Would it be nice if I still got checked out now and then? Sure, it would be good for my ego. But so’s 30 minutes on elliptical #10. Or my latest accomplishment, riding my bike to the farmers’ market, to the supermarket, and home.
For me, this has been the summer of the bathing suit.
Of course, duh, every summer involves one, but this year, I have stopped thinking about how I look in mine – mostly. I know you know this is an astonishing achievement.
It took me until I was in my thirties to stop burying my weirdly long toes in the sand whenever I went to the beach, to wear sandals, even. Someone once said to me, comedian that he is, “Hey, you’re walking on your hands!” The same guy, when I told him I had lost 10 pounds (this was a very long time ago), stopped walking, looked behind me, and said, “I found ’em!” I have to admit, even I laughed at that one. I had a boyfriend who used to refer to my second toe as a “peanut.” This didn’t make me feel better either. Now my toenails are painted and my longest toe wears a gold ring.
But the bathing suit is no joke for a lot of us. I don’t know how the slim and muscular women I see on the beach feel when they look for one, but I bet they look in the mirror and find things not to like, too. I won’t even go to a store to try them, usually. Who wants to stand under flourescent lighting trying on things smaller than underwear? Dressing room mirrors and lighting seem designed to point out every flaw – you’d think they’d do something about that in order to sell more clothes. I order suits online, from places like Land’s End, a company that seems to understand some of us don’t really want to let it all hang out. And so for a while, I was wearing a two-piece – a tankini of sorts, only the bottom was a little skirt. They didn’t even quite match, because I bought them in a crazy blowout sale for $20, and I took what I could get. But this summer I was very unhappy in it. It took a while to realize it was too damn tight. I’m not sure why it took so long to notice this – maybe because I’ve gotten so used to my clothes being too tight. For clues about how this happened, see photo above. So one day I went into a department store and dug through their sale racks for a new one. And I found one – it’s pretty, plain, and it fits. The difference in how I feel is amazing. I don’t look any thinner, I’m sure, but I feel so much better, I’m not even sucking in my gut. Someone even took a picture of me in it, and I didn’t completely hate the picture. Is it the suit? Or have I come to accept the body rising above the long, skinny toes? When and how might this have happened?
I used to think I was the only female on the planet who had figured out that my legs look thinner when I’m lying on the beach if I put my feet down and my knees up. And then one day I looked around and saw women’s knees in every direction – shining, burnished by the sun, creating slender thighs as far as the eye could see. Or sitting on a bench, resting on the balls of their feet, women are lifting their thighs to create an illusion that the flesh of their legs doesn’t spread when they’re seated. It’s crazy. Isn’t it enough that our bathing suits are so small, that there is a societal expectation that we remove any hint of body hair, and that taking off our coverup and walking down to the water can feel like strolling the runway?

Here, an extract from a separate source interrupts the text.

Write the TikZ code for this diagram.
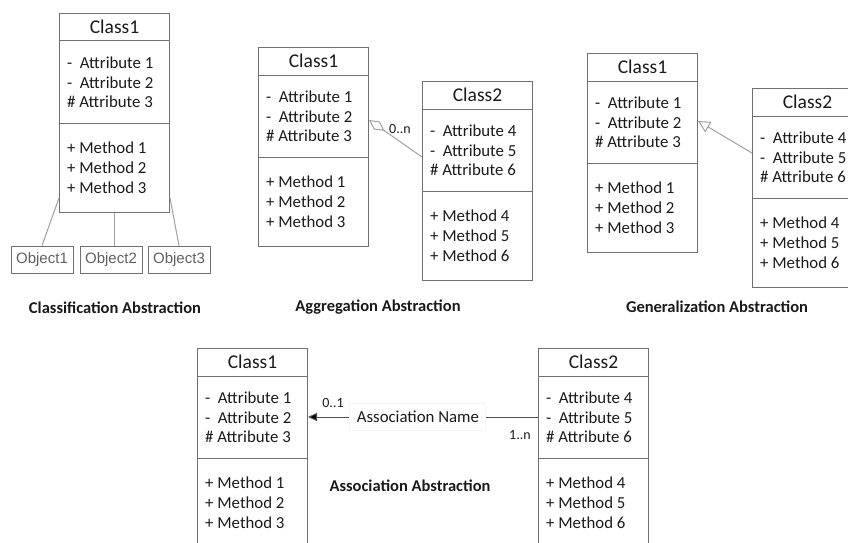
\documentclass[tikz,border=0pt]{standalone}
\usepackage{fontspec}
\setmainfont{Carlito}
\newfontfamily\objfont{Liberation Sans}
\usetikzlibrary{arrows.meta,calc}

\definecolor{boxc}{HTML}{707070}
\definecolor{linec}{HTML}{A0A0A0}
\definecolor{assocc}{HTML}{505050}
\definecolor{txtc}{HTML}{1A1A1A}
\definecolor{objtxt}{HTML}{606060}

\tikzset{
 classbox/.style={draw=boxc, line width=1pt, minimum width=110pt, minimum height=199pt, inner sep=0pt, anchor=north west},
 divider/.style={draw=boxc, line width=1pt},
 titletext/.style={font=\fontsize{19.5}{22}\selectfont, text=txtc, inner sep=0pt},
 membertext/.style={font=\fontsize{16.8}{19}\selectfont, text=txtc, inner sep=0pt, anchor=west},
 objbox/.style={draw=boxc, line width=0.8pt, minimum width=62pt, minimum height=27pt, inner sep=0pt, font=\objfont\fontsize{15}{17}\selectfont, text=objtxt},
 link/.style={draw=linec, line width=1pt},
 assoc/.style={draw=assocc, line width=1pt},
 caption/.style={font=\bfseries\fontsize{16.5}{19}\selectfont, text=txtc, inner sep=0pt},
 mult/.style={font=\fontsize{14}{16}\selectfont, text=txtc, inner sep=0pt},
 namebox/.style={fill=white, draw=black!4, minimum width=136pt, minimum height=27pt, inner sep=0pt, font=\fontsize{16.8}{19}\selectfont, text=txtc},
}

% #1 name, #2 left, #3 top, #4 title, #5 #6 #7 member numbers
\newcommand{\umlclass}[7]{%
 \node[classbox] (#1) at (#2,#3) {};
 \draw[divider] ($(#1.north west)+(0,28)$) -- ($(#1.north east)+(0,28)$);
 \draw[divider] ($(#1.north west)+(0,110)$) -- ($(#1.north east)+(0,110)$);
 \node[titletext] (#1-t) at ($(#1.north)+(0,14)$) {#4};
 \node[membertext] (#1-a1) at ($(#1.north west)+(8,50)$) {-\ \ Attribute #5};
 \node[membertext] (#1-a2) at ($(#1.north west)+(8,70)$) {-\ \ Attribute #6};
 \node[membertext] (#1-a3) at ($(#1.north west)+(8,89)$) {\#\ Attribute #7};
 \node[membertext] (#1-m1) at ($(#1.north west)+(8,135)$) {+\ Method #5};
 \node[membertext] (#1-m2) at ($(#1.north west)+(8,155)$) {+\ Method #6};
 \node[membertext] (#1-m3) at ($(#1.north west)+(8,175)$) {+\ Method #7};
}

\begin{document}
\begin{tikzpicture}[x=1pt,y=-1pt]
\useasboundingbox (0,0) rectangle (848,543);
\clip (0,0) rectangle (848,543);

% ---------- Classification ----------
\umlclass{cl}{59}{13}{Class1}{1}{2}{3}
\node[objbox] (ob1) at (42,259.5) {Object1};
\node[objbox] (ob2) at (111,259.5) {Object2};
\node[objbox] (ob3) at (179,259.5) {Object3};
\draw[link] ($(cl.north west)+(0,185)$) -- (ob1.north);
\draw[link] (cl.south) -- (cl.south |- ob2.north);
\draw[link] ($(cl.north east)+(0,185)$) -- (ob3.north);
\node[caption] (cap1) at (115,308) {Classification Abstraction};

% ---------- Aggregation ----------
\umlclass{ag1}{258}{47}{Class1}{1}{2}{3}
\umlclass{ag2}{422}{81}{Class2}{4}{5}{6}
\draw[link, {Diamond[open,length=19pt,width=10pt]}-] ($(ag1.north east)+(0,73)$) -- ($(ag2.north west)+(0,76)$);
\node[mult] (agm) at (400,129) {0..n};
\node[caption] (cap2) at (378,307) {Aggregation Abstraction};

% ---------- Generalization ----------
\umlclass{ge1}{587}{53}{Class1}{1}{2}{3}
\umlclass{ge2}{752}{88}{Class2}{4}{5}{6}
\draw[link, {Triangle[open,length=12pt,width=12pt]}-] ($(ge1.north east)+(0,68)$) -- ($(ge2.north west)+(0,65)$);
\node[caption] (cap3) at (717,307) {Generalization Abstraction};

% ---------- Association ----------
\umlclass{as1}{197}{348}{Class1}{1}{2}{3}
\umlclass{as2}{538}{348}{Class2}{4}{5}{6}
\draw[assoc, {Triangle[length=9pt,width=8pt,fill=black]}-] ($(as1.north east)+(0,69)$) -- ($(as2.north west)+(0,69)$)
  node[namebox, pos=0.478] (asn) {Association Name};
\node[mult] (asm1) at (333,403) {0..1};
\node[mult] (asm2) at (520,435) {1..n};
\node[caption] (cap4) at (410,486) {Association Abstraction};
\end{tikzpicture}
\end{document}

And I still have shorts I think make me look fatter, though that doesn’t come close to the experience of wearing a bathing suit when you feel shitty about the way you look. But I have conquered the bathing suit by wearing one that fits comfortably, that covers what I want it to, and by knowing that I am doing all I can to be healthy and active. Would it be nice if I still got checked out now and then? Sure, it would be good for my ego. But so’s 30 minutes on elliptical #10. Or my latest accomplishment, riding my bike to the farmers’ market, to the supermarket, and home. I was amazed the first time I did it. I thought I would have to call home to ask for a ride, but instead, tired, sweating, exhausted, I made it back.
Next week I hope to share with you the results of some interviews with other women – I gave a wide variety of women a series of questions to answer about their self-image, bathing suits, and related issues. Their answers are worth thinking about, especially as I continue to consider the ways in which women have done so much to defy and subvert the limitations placed on them, moving well past rebellion to success and accomplishment, yet continue to critique themselves through someone else’s gaze.